··· Material ···

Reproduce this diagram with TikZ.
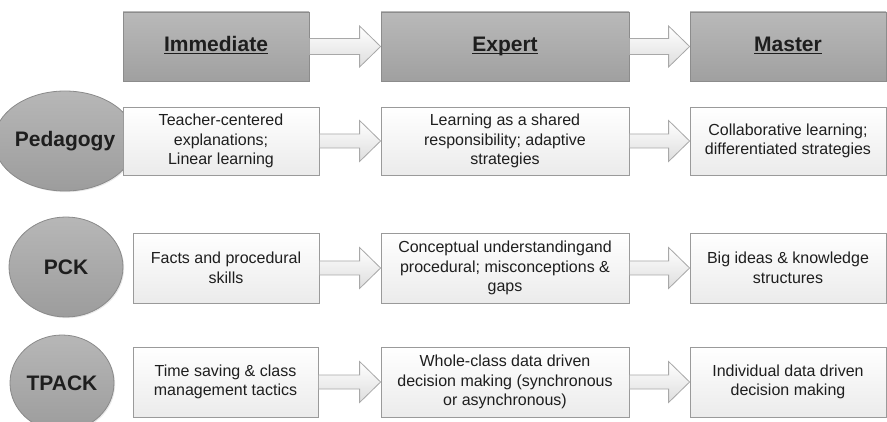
\documentclass[tikz,border=0pt]{standalone}
\usepackage{fontspec}
\setmainfont{Liberation Sans}
\usetikzlibrary{calc,shadows,shapes.geometric}

\definecolor{txt}{HTML}{1E1E1E}
\definecolor{hdtop}{HTML}{B9B9B9}
\definecolor{hdbot}{HTML}{A0A0A0}
\definecolor{hdline}{HTML}{8C8C8C}
\definecolor{cellbot}{HTML}{EBEBEB}
\definecolor{cellline}{HTML}{9A9A9A}
\definecolor{topicfill}{HTML}{AAAAAA}
\definecolor{topicline}{HTML}{8A8A8A}
\definecolor{arrline}{HTML}{A8A8A8}
\definecolor{arrfill}{HTML}{F1F1F1}

% underline set at a fixed distance below the baseline
\newcommand\stageul[1]{\underline{\smash{#1}}}

\tikzset{
  boxshadow/.style={drop shadow={opacity=0.18, shadow xshift=1.2pt, shadow yshift=-1.2pt}},
  head/.style={draw=hdline, line width=0.8pt, top color=hdtop, bottom color=hdbot,
    minimum height=69pt, inner sep=0pt, text=txt, boxshadow,
    text height=15pt, text depth=5pt,
    font=\fontsize{21}{24}\selectfont\bfseries},
  cell/.style={draw=cellline, line width=0.8pt, top color=white, bottom color=cellbot,
    minimum height=69pt, inner sep=0pt, align=center, text=txt, boxshadow,
    font=\fontsize{16}{19.5}\selectfont},
  topic/.style={ellipse, draw=topicline, line width=0.8pt, top color=topicfill!85!white,
    bottom color=topicfill!92!black, inner sep=0pt, text=txt, boxshadow,
    font=\fontsize{21}{24}\selectfont\bfseries},
  arrowbody/.style={draw=arrline, line width=0.8pt, top color=white, bottom color=arrfill!92!black, line join=miter},
}

% block arrow between two named boxes: #3 half shaft, #4 half head
\newcommand\flowarrow[4]{%
  \draw[arrowbody] ($(#1.east)+(0,#3)$) -- ($(#2.west)+(-21,#3)$)
    -- ($(#2.west)+(-21,#4)$) -- (#2.west) -- ($(#2.west)+(-21,-#4)$)
    -- ($(#2.west)+(-21,-#3)$) -- ($(#1.east)+(0,-#3)$) -- cycle;}

\begin{document}
\begin{tikzpicture}[x=1pt, y=-1pt]
  \useasboundingbox (0,0) rectangle (887,422);

  % stage headers
  \node[head, minimum width=186pt] (h1) at (216,46.5) {\stageul{Immediate}};
  \node[head, minimum width=248pt] (h2) at (505,46.5) {\stageul{Expert}};
  \node[head, minimum width=196pt] (h3) at (788,46.5) {\stageul{Master}};

  % Pedagogy row
  \node[topic, minimum width=110pt, minimum height=100pt] (t1) at (65,141) {Pedagogy};
  \node[cell, minimum width=196pt, minimum height=68pt] (p1) at (221,141)
    {Teacher-centered\\explanations;\\Linear learning};
  \node[cell, minimum width=248pt, minimum height=68pt] (p2) at (505,141)
    {Learning as a shared\\responsibility; adaptive\\strategies};
  \node[cell, minimum width=196pt, minimum height=68pt] (p3) at (788,141)
    {Collaborative learning;\\differentiated strategies};

  % PCK row
  \node[topic, minimum width=114pt, minimum height=100pt] (t2) at (66,267) {PCK};
  \node[cell, minimum width=186pt, minimum height=70pt] (k1) at (226,268)
    {Facts and procedural\\skills};
  \node[cell, minimum width=248pt, minimum height=70pt] (k2) at (505,268)
    {Conceptual understandingand\\procedural; misconceptions \&\\gaps};
  \node[cell, minimum width=196pt, minimum height=70pt] (k3) at (788,268)
    {Big ideas \& knowledge\\structures};

  % TPACK row
  \node[topic, minimum width=104pt, minimum height=96pt] (t3) at (62,383) {TPACK};
  \node[cell, minimum width=185pt, minimum height=70pt] (c1) at (225.5,382)
    {Time saving \& class\\management tactics};
  \node[cell, minimum width=248pt, minimum height=70pt] (c2) at (505,382)
    {Whole-class data driven\\decision making (synchronous\\or asynchronous)};
  \node[cell, minimum width=196pt, minimum height=70pt] (c3) at (788,382)
    {Individual data driven\\decision making};

  % progression arrows
  \flowarrow{h1}{h2}{8}{20.5}
  \flowarrow{h2}{h3}{8}{20.5}
  \flowarrow{p1}{p2}{7}{20.5}
  \flowarrow{p2}{p3}{7}{20.5}
  \flowarrow{k1}{k2}{7}{20.5}
  \flowarrow{k2}{k3}{7}{20.5}
  \flowarrow{c1}{c2}{7}{20.5}
  \flowarrow{c2}{c3}{7}{20.5}
\end{tikzpicture}
\end{document}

···

__To do__:
Copy out all of the material exactly as written, without its pictures.

__Response below__:
Reproduce this diagram with TikZ.
\documentclass[tikz,border=0pt]{standalone}
\usepackage{fontspec}
\setmainfont{Liberation Sans}
\usetikzlibrary{calc,shadows,shapes.geometric}

\definecolor{txt}{HTML}{1E1E1E}
\definecolor{hdtop}{HTML}{B9B9B9}
\definecolor{hdbot}{HTML}{A0A0A0}
\definecolor{hdline}{HTML}{8C8C8C}
\definecolor{cellbot}{HTML}{EBEBEB}
\definecolor{cellline}{HTML}{9A9A9A}
\definecolor{topicfill}{HTML}{AAAAAA}
\definecolor{topicline}{HTML}{8A8A8A}
\definecolor{arrline}{HTML}{A8A8A8}
\definecolor{arrfill}{HTML}{F1F1F1}

% underline set at a fixed distance below the baseline
\newcommand\stageul[1]{\underline{\smash{#1}}}

\tikzset{
  boxshadow/.style={drop shadow={opacity=0.18, shadow xshift=1.2pt, shadow yshift=-1.2pt}},
  head/.style={draw=hdline, line width=0.8pt, top color=hdtop, bottom color=hdbot,
    minimum height=69pt, inner sep=0pt, text=txt, boxshadow,
    text height=15pt, text depth=5pt,
    font=\fontsize{21}{24}\selectfont\bfseries},
  cell/.style={draw=cellline, line width=0.8pt, top color=white, bottom color=cellbot,
    minimum height=69pt, inner sep=0pt, align=center, text=txt, boxshadow,
    font=\fontsize{16}{19.5}\selectfont},
  topic/.style={ellipse, draw=topicline, line width=0.8pt, top color=topicfill!85!white,
    bottom color=topicfill!92!black, inner sep=0pt, text=txt, boxshadow,
    font=\fontsize{21}{24}\selectfont\bfseries},
  arrowbody/.style={draw=arrline, line width=0.8pt, top color=white, bottom color=arrfill!92!black, line join=miter},
}

% block arrow between two named boxes: #3 half shaft, #4 half head
\newcommand\flowarrow[4]{%
  \draw[arrowbody] ($(#1.east)+(0,#3)$) -- ($(#2.west)+(-21,#3)$)
    -- ($(#2.west)+(-21,#4)$) -- (#2.west) -- ($(#2.west)+(-21,-#4)$)
    -- ($(#2.west)+(-21,-#3)$) -- ($(#1.east)+(0,-#3)$) -- cycle;}

\begin{document}
\begin{tikzpicture}[x=1pt, y=-1pt]
  \useasboundingbox (0,0) rectangle (887,422);

  % stage headers
  \node[head, minimum width=186pt] (h1) at (216,46.5) {\stageul{Immediate}};
  \node[head, minimum width=248pt] (h2) at (505,46.5) {\stageul{Expert}};
  \node[head, minimum width=196pt] (h3) at (788,46.5) {\stageul{Master}};

  % Pedagogy row
  \node[topic, minimum width=110pt, minimum height=100pt] (t1) at (65,141) {Pedagogy};
  \node[cell, minimum width=196pt, minimum height=68pt] (p1) at (221,141)
    {Teacher-centered\\explanations;\\Linear learning};
  \node[cell, minimum width=248pt, minimum height=68pt] (p2) at (505,141)
    {Learning as a shared\\responsibility; adaptive\\strategies};
  \node[cell, minimum width=196pt, minimum height=68pt] (p3) at (788,141)
    {Collaborative learning;\\differentiated strategies};

  % PCK row
  \node[topic, minimum width=114pt, minimum height=100pt] (t2) at (66,267) {PCK};
  \node[cell, minimum width=186pt, minimum height=70pt] (k1) at (226,268)
    {Facts and procedural\\skills};
  \node[cell, minimum width=248pt, minimum height=70pt] (k2) at (505,268)
    {Conceptual understandingand\\procedural; misconceptions \&\\gaps};
  \node[cell, minimum width=196pt, minimum height=70pt] (k3) at (788,268)
    {Big ideas \& knowledge\\structures};

  % TPACK row
  \node[topic, minimum width=104pt, minimum height=96pt] (t3) at (62,383) {TPACK};
  \node[cell, minimum width=185pt, minimum height=70pt] (c1) at (225.5,382)
    {Time saving \& class\\management tactics};
  \node[cell, minimum width=248pt, minimum height=70pt] (c2) at (505,382)
    {Whole-class data driven\\decision making (synchronous\\or asynchronous)};
  \node[cell, minimum width=196pt, minimum height=70pt] (c3) at (788,382)
    {Individual data driven\\decision making};

  % progression arrows
  \flowarrow{h1}{h2}{8}{20.5}
  \flowarrow{h2}{h3}{8}{20.5}
  \flowarrow{p1}{p2}{7}{20.5}
  \flowarrow{p2}{p3}{7}{20.5}
  \flowarrow{k1}{k2}{7}{20.5}
  \flowarrow{k2}{k3}{7}{20.5}
  \flowarrow{c1}{c2}{7}{20.5}
  \flowarrow{c2}{c3}{7}{20.5}
\end{tikzpicture}
\end{document}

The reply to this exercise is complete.